Hayattan almadığım kesin. Evet, filmler ilham kaynaklarımdan biri. Rüyalardan ve bilinçaltımdan da ilham alıyorum. İçten içe hissettiğim şeylerden, karanlık tarafımdan besleniyorum. Bence birçok filmimin dünyanın değişik yerlerinde başarılı olmasının sebebi de bu. Psikolojiden ve bilinçaltından beslendiğim için herkesi etkiledi.

Yazarken kendi fikirlerinizden korktuğunuz oluyor mu?

Evet, bazen. Zaman zaman boş bir sayfanın önüne oturuyorum ve sahnenin şekillenmesini görüyorum. Fikirlerim o sahneyi oluşturmaya başlıyor. Sanki bilgisayar ekranında sahne canlanıyor gibi. Bazen bunlar beni korkutuyor. Çok derinlerde bir yere dokundukları için beni korkuttukları oluyor.

Haberin Devamı

Günümüz korku sinemasının her şeyi gerçekçi kılma çabası hakkında ne düşünüyorsunuz? Sizin filmleriniz bunun tam tersi…

Bence korku türünün hâlâ en iyi örnekleri, hayal gücüne dayanan ve yaratıcılarının bilinçaltından yola çıkan filmler. Gerçekçi olmaya çalışan filmler izleyiciye fazla gelebilir. Günümüzün gerçekliğinin bir parçası IŞİD mesela. Onların yaptıkları, gerçekçi film çekmek isteyenleri ezer geçer.

Filmlerinizde Joan Bennett ve Alida Valli’nin aralarında olduğu çok önemli oyuncularla da çalıştınız.

Her zaman sinemanın hayranı ve izleyicisi oldum. Divaları, klasik filmleri severim. Dolayısıyla filmimde ileri yaşta birinin canlandıracağı bir rol olunca aklıma hep sinemanın divaları gelir. Genellikle cadı rolleri filan oynamaları gerekti ama ne yapayım, roller öyle.

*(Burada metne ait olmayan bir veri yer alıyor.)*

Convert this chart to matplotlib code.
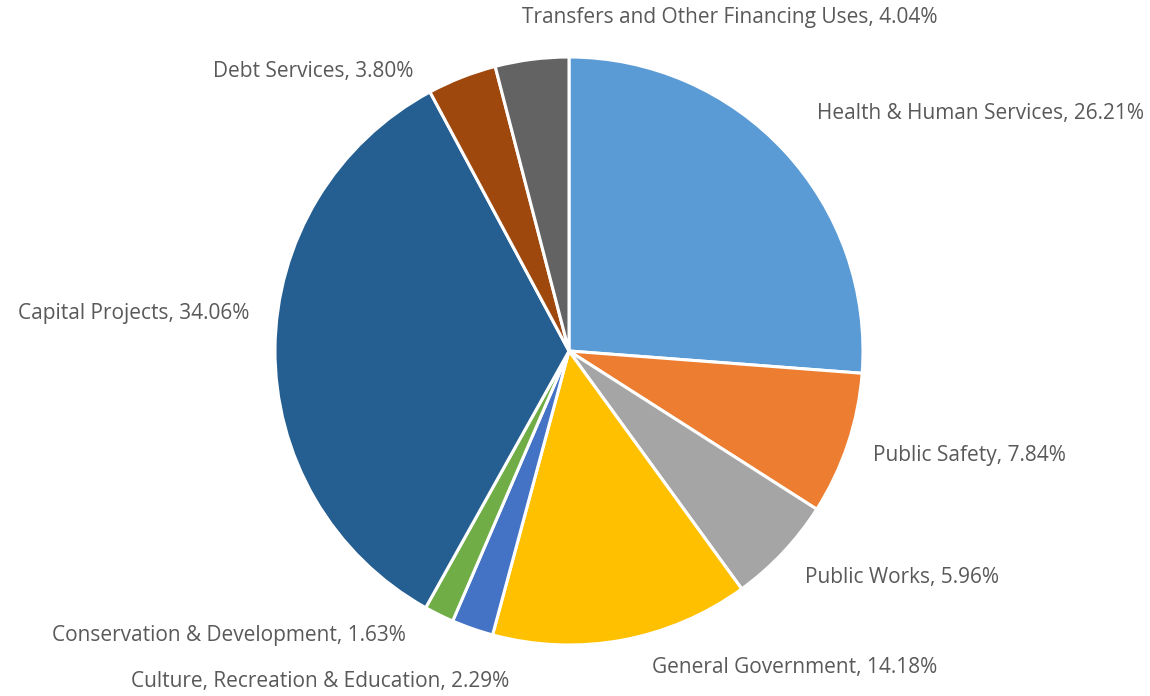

‘70’lerdeki filmlerin malzemesi doğanın gücüne sahipti’

1970’lerdeki filmlerinizdeki renkleri nasıl elde ettiniz?

Haberin Devamı

O dönemde yapmaya çalıştığımız hayal gücünü yansıtan, abartılı ve fantastik renklerdi. Bunu da farklı filmler kullanarak yaptık. Şimdi dijital olarak yapılıyor, dolayısıyla o dönemin renklerini elde etmek mümkün değil. Dijital teknoloji asla o renklere erişecek kadar güçlü olmayacak. O zaman kullandığımız malzeme organikti. Ağaç, selüloit, suyla temasa geçiyordu. Bunlar hep doğanın sağlayabildiği harikalardı. Dolayısıyla doğanın gücüne sahipti. Bugün dijital aynı şeyi veremez. Dijital mavi, Kodak mavisi olamaz. Dijital kırmızı, Fuji kırmızısı olamaz.